Algorithm to find duplicate in an array

Question

I have an assignment to create an algorithm to find duplicates in an array which includes number values. but it has not said which kind of numbers, integers or floats. I have written the following pseudocode:

 FindingDuplicateAlgorithm(A) // A is the array
      mergeSort(A);
      for  int i <- 0 to i<A.length
           if A[i] == A[i+1]
                 i++
               return  A[i]
           else
                 i++

have I created an efficient algorithm? I think there is a problem in my algorithm, it returns duplicate numbers several time. for example if array include 2 in two for two indexes i will have ...2, 2,... in the output. how can i change it to return each duplicat only one time? I think it is a good algorithm for integers, but does it work good for float numbers too?

Answer 1

To handle duplicates, you can do the following:

if A[i] == A[i+1]:
    result.append(A[i]) # collect found duplicates in a list
    while A[i] == A[i+1]: # skip the entire range of duplicates 
        i++               # until a new value is found

Answer 2

Do you want to find Duplicates in Java?

You may use a HashSet.

HashSet h = new HashSet();
for(Object a:A){
   boolean b = h.add(a);
   boolean duplicate = !b;
   if(duplicate)
       // do something with a;
}

The return-Value of add() is defined as:

true if the set did not already contain the specified element.

EDIT: I know HashSet is optimized for inserts and contains operations. But I'm not sure if its fast enough for your concerns.

EDIT2: I've seen you recently added the homework-tag. I would not prefer my answer if itf homework, because it may be to "high-level" for an allgorithm-lesson

http://download.oracle.com/javase/1.4.2/docs/api/java/util/HashSet.html#add%28java.lang.Object%29

Answer 3

Your answer seems pretty good. First sorting and them simply checking neighboring values gives you O(n log(n)) complexity which is quite efficient.

Merge sort is O(n log(n)) while checking neighboring values is simply O(n).

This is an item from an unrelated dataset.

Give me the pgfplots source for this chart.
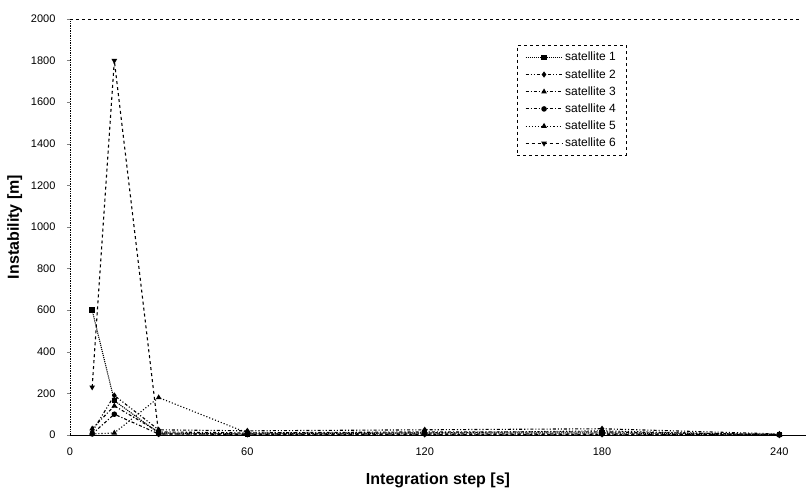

One thing though (as mentioned in one of the comments) you are going to get a stack overflow (lol) with your pseudocode. The inner loop should be (in Java):

for (int i = 0; i < array.length - 1; i++) {
    ...
}

Then also, if you actually want to display which numbers (and or indexes) are the duplicates, you will need to store them in a separate list.

Answer 4

O(n) algorithm: traverse the array and try to input each element in a hashtable/set with number as the hash key. if you cannot enter, than that's a duplicate.

Answer 5

 public void printDuplicates(int[] inputArray) {
    if (inputArray == null) {
        throw new IllegalArgumentException("Input array can not be null");
    }
    int length = inputArray.length;

    if (length == 1) {
        System.out.print(inputArray[0] + " ");
        return;
    }

    for (int i = 0; i < length; i++) {

        if (inputArray[Math.abs(inputArray[i])] >= 0) {
            inputArray[Math.abs(inputArray[i])] = -inputArray[Math.abs(inputArray[i])];
        } else {
            System.out.print(Math.abs(inputArray[i]) + " ");
        }
    }
}

Answer 6

Your algorithm contains a buffer overrun. i starts with 0, so I assume the indexes into array A are zero-based, i.e. the first element is A[0], the last is A[A.length-1]. Now i counts up to A.length-1, and in the loop body accesses A[i+1], which is out of the array for the last iteration. Or, simply put: If you're comparing each element with the next element, you can only do length-1 comparisons.

If you only want to report duplicates once, I'd use a bool variable firstDuplicate, that's set to false when you find a duplicate and true when the number is different from the next. Then you'd only report the first duplicate by only reporting the duplicate numbers if firstDuplicate is true.